Obama is also enamored, Times writer Michael Shear adds, of HBO’s ‘The Wire,’ ‘Real Housewives,’ ‘Glee’ ABC’s ‘Modern Family’ and NBC’s ‘Parks and Recreation’ and ESPN’s ‘SportsCenter.’
Meanwhile, with John Kerry chumming around with Snoop Doggy Dogg, one can assume the Middle East's once-intractable squabbles will soon be solved forevermore. Poor New York magazine, tasked with having to defend their maladroit fellow Democrat, actually ran the headline,"John Kerry Fist-Bumping Snoop Dogg Is Somehow Not That Awkward" on Monday.
No actually, it's all extremely awkward watching a 70 year old radical chic Boston Brahmin underneath his helmet-like Shatner Turbo 2000 declaring his love for rap music. A decade ago, the would-be presidential candidate Kerry publicly declared, "I'm fascinated by rap and by hip-hop. I think there's a lot of poetry in it. There's a lot of anger, a lot of social energy in it. And I think you'd better listen to it pretty carefully, 'cause it's important." In response, in his classic column back then dubbing Kerry "America's first flip-flopper hip-hopper," Mark Steyn compared one of the key differences between the two parties:
By comparison, here's Gov. Bush four years ago being given a ''verbal Rorschach'' test on American pop culture by Glamour magazine: What comes to mind, David France wanted to know, when you think of Madonna?
''I'm not into pop music,'' replied Bush.
Boy, that MTV special would have been a short one. Stunned by the candidate's ignorance, Maureen Dowd, the New York Times' elderly schoolgirl, wrote a column mocking him for never having heard of ''Sex and the City,'' beginning as follows:
''W. may have gone too far this time.
''Americans can forgive him not knowing that Gen. Pervez Musharraf seized power in Pakistan.
''But can we forgive him not knowing that Sarah Jessica Parker quaffs Cosmopolitans in Manhattan?''
Answer: Yes. Unlike Dowd, Americans are apparently willing to cut him some slack on this vital question. Some may even feel that his cheerful admission that ''I'm not into pop music'' is the sign of a man secure in his sense of himself.
This isn't entirely a matter of trivialities. The fads and fashions of the world aren't confined to the Billboard Hot 100. All over the planet, men in late middle age are pretending to like stuff just 'cause it's what the likes of Maureen Dowd tell them people want to hear. John Kerry pretends to like gangsta rap. Russia pretends it supports the Kyoto Accord. The European Union pretends Yasser Arafat is committed to peace with Israel. The Security Council pretends its resolutions mean something. Kofi Annan pretends the Oil-for-Fraud program is a humanitarian aid effort for the Iraqi people. The International Atomic Energy Authority pretends the mullahs in Tehran are good-faith negotiators on the matter of Iranian nukes.

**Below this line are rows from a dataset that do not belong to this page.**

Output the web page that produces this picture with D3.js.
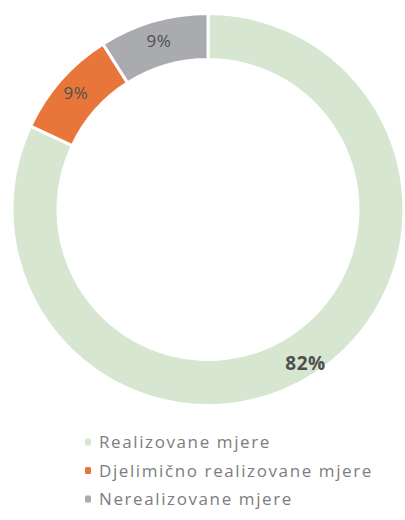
<!DOCTYPE html>
<meta charset="utf-8">
<style>
body { margin: 0; background: #fff; }
.legend text { font: 17px "Open Sans", sans-serif; fill: #7d7d7d; letter-spacing: 1.6px; }
.labels text { font-family: "Open Sans", sans-serif; fill: #4f4f4f; }
</style>
<svg width="405" height="520"></svg>
<script src="https://d3js.org/d3.v7.min.js"></script>
<script>

var categories = ["Realizovane mjere", "Djelimično realizovane mjere", "Nerealizovane mjere"];
var values = [82, 9, 9];
var colors = ["#d6e6d0", "#e8763a", "#a9abaf"];

var svg = d3.select("svg"),
    cx = 208, cy = 209.5,
    outer = 196, inner = 150;

var data = categories.map(function(c, i) { return {name: c, value: values[i], color: colors[i]}; });

var pie = d3.pie()
    .sort(null)
    .value(function(d) { return d.value; });

var arc = d3.arc().innerRadius(inner).outerRadius(outer);

var g = svg.append("g").attr("transform", "translate(" + cx + "," + cy + ")");

var arcs = pie(data);

g.selectAll("path")
    .data(arcs)
    .enter().append("path")
    .attr("d", arc)
    .attr("fill", function(d) { return d.data.color; })
    .attr("stroke", "#fff")
    .attr("stroke-width", 3);

// small slices get their label a bit nearer the middle of the ring than the big one
var labelArc = d3.arc().innerRadius(176).outerRadius(176);
var bigArc = d3.arc().innerRadius(182).outerRadius(182);

g.append("g").attr("class", "labels")
  .selectAll("text")
    .data(arcs)
    .enter().append("text")
    .attr("transform", function(d, i) { return "translate(" + (i == 0 ? bigArc : labelArc).centroid(d) + ")"; })
    .attr("text-anchor", "middle")
    .attr("dy", "0.36em")
    .style("font-size", function(d, i) { return i == 0 ? "19px" : "17px"; })
    .style("font-weight", function(d, i) { return i == 0 ? "bold" : "normal"; })
    .style("letter-spacing", "0.5px")
    .text(function(d) { return d.data.value + "%"; });

var legend = svg.append("g")
    .attr("class", "legend")
    .attr("transform", "translate(85,442)");

var item = legend.selectAll("g")
    .data(data)
    .enter().append("g")
    .attr("transform", function(d, i) { return "translate(0," + (i * 28.5) + ")"; });

item.append("rect")
    .attr("x", 0)
    .attr("y", -3.5)
    .attr("width", 6)
    .attr("height", 7)
    .attr("rx", 1.5)
    .attr("fill", function(d) { return d.color; });

item.append("text")
    .attr("x", 14)
    .attr("y", 0)
    .attr("dy", "0.36em")
    .text(function(d) { return d.name; });

</script>
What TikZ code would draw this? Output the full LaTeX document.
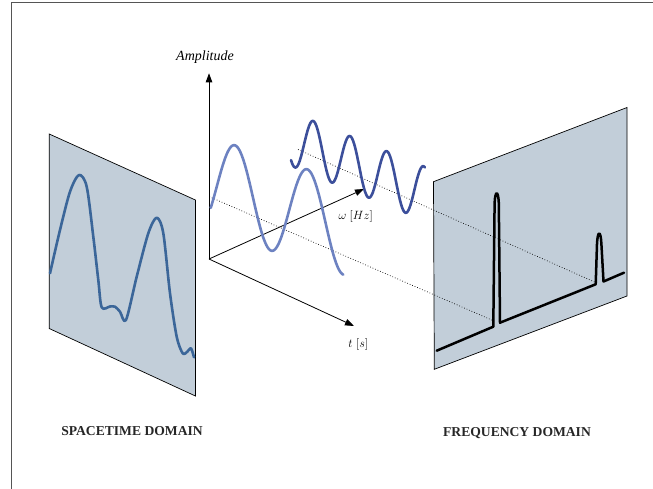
\documentclass[tikz,border=0pt]{standalone}
\usepackage{fontspec}
\newfontfamily\lblfont{Liberation Serif}
\usetikzlibrary{arrows.meta}
\definecolor{panelfill}{HTML}{C2CED9}
\definecolor{leftwave}{HTML}{3B6699}
\definecolor{lightwave}{HTML}{6D82C1}
\definecolor{darkwave}{HTML}{3C4F9B}
\definecolor{framecol}{HTML}{555555}
\begin{document}
\begin{tikzpicture}[x=1pt,y=-1pt,
  panel/.style={draw=black,line width=0.7pt,fill=panelfill},
  axis/.style={line width=0.8pt,-{Triangle[length=9pt,width=6.5pt]}},
  guide/.style={dotted,line width=0.7pt},
  lbl/.style={font=\fontsize{13}{15}\selectfont,inner sep=1pt},
  domlbl/.style={font=\lblfont\fontsize{13.6}{15}\selectfont\bfseries,inner sep=1pt,text=black!85},
  wave/.style={line width=2.6pt,line cap=round,line join=round}]
\useasboundingbox (0,0) rectangle (653,489);
% frame
\draw[framecol,line width=1pt] (11.3,489) -- (11.3,2.8) -- (653,2.8);
% panels
\draw[panel] (49.2,134) -- (195.4,200) -- (195.4,396) -- (49.2,328.5) -- cycle;
\draw[panel] (433.5,181.7) -- (627,107.5) -- (627,296) -- (434.3,369.3) -- cycle;
% left signal
\draw[wave,leftwave] plot[smooth,tension=0.5] coordinates {
 (50,273.3) (60,230) (70,191.7) (79,175) (86.7,186.7) (93.3,236.7) (98.3,280)
 (101.7,307.3) (110,306.5) (115,306.7) (120,311.7) (126,320) (136.7,276.7)
 (148.3,233.3) (156.7,217.7) (163.3,233.3) (170,293.3) (176.7,336.7)
 (182.7,353.3) (187.3,351.7) (191,348.3) (194,357.3)};
% right spectrum
\draw[line width=2.5pt,line join=round,line cap=round] (436.7,350.7) -- (493.3,326.7)
  -- (494.6,203) .. controls (495.2,190) and (498.2,190) .. (498.8,203)
  -- (500,322.7) -- (595.7,284.3)
  -- (597,244) .. controls (597.6,230) and (600.8,230) .. (601.4,244)
  -- (603.5,281.5) -- (624,272.7);
% axes
\coordinate (O) at (209,259);
\coordinate (A) at (209,73.3);
\coordinate (W) at (364,189);
\coordinate (T) at (354,326);
\draw[axis] (O) -- (A);
\draw[axis] (O) -- (W);
\draw[axis] (O) -- (T);
% guides
\coordinate (g1s) at (209.3,196.7);
\coordinate (g1e) at (494,321);
\coordinate (g2s) at (298,149.5);
\coordinate (g2e) at (595.7,282.5);
\draw[guide] (g1s) -- (g1e);
\draw[guide] (g2s) -- (g2e);
% waves
\draw[wave,lightwave] plot[domain=210.7:343.3,samples=120]
  (\x,{192+0.332*(\x-235)-46.7*cos((\x-235)/72.3*360)});
\draw[wave,darkwave] plot[domain=291:425,samples=140]
  (\x,{148+0.41*(\x-313.3)-27*cos((\x-313.3)/36.8*360)});
% labels
\node[lbl,font=\lblfont\fontsize{14}{16}\selectfont\itshape] (amp) at (205,57) {Amplitude};
\node[lbl] (wlab) at (355.7,216) {$\omega\;[Hz]$};
\node[lbl] (tlab) at (358.3,344) {$t\;[s]$};
\node[domlbl] (sd) at (132,431) {SPACETIME DOMAIN};
\node[domlbl] (fd) at (517,433) {FREQUENCY DOMAIN};
\end{tikzpicture}
\end{document}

While the Palestinian and UN figureheads have changed place-card settings, that last paragraph sounds remarkably timely right now, as does the reminder that a man who isn't trying to embrace every current pop culture trend is indeed "the sign of a man secure in his sense of himself," as Steyn wrote almost a decade ago.
Early last month, Peggy Noonan perceptively wrote that Mr. Obama's administration is staffed with people "who’ve seen the movie but not read the book," a phrase that takes on additional nuances, given the couch-potato like viewing habits of their boss. And even beyond Mr. Obama's obvious pop cultural insecurities, there's an even greater question, as Portney asks, at the conclusion of his column. The president's television habits, "or at least the number of series, most with running times of one hour, that he professes to watch — do raise a question: When does he find time to play golf?"
Hey, the left didn't dub the man the "Lightworker" back in 2008 for nothing.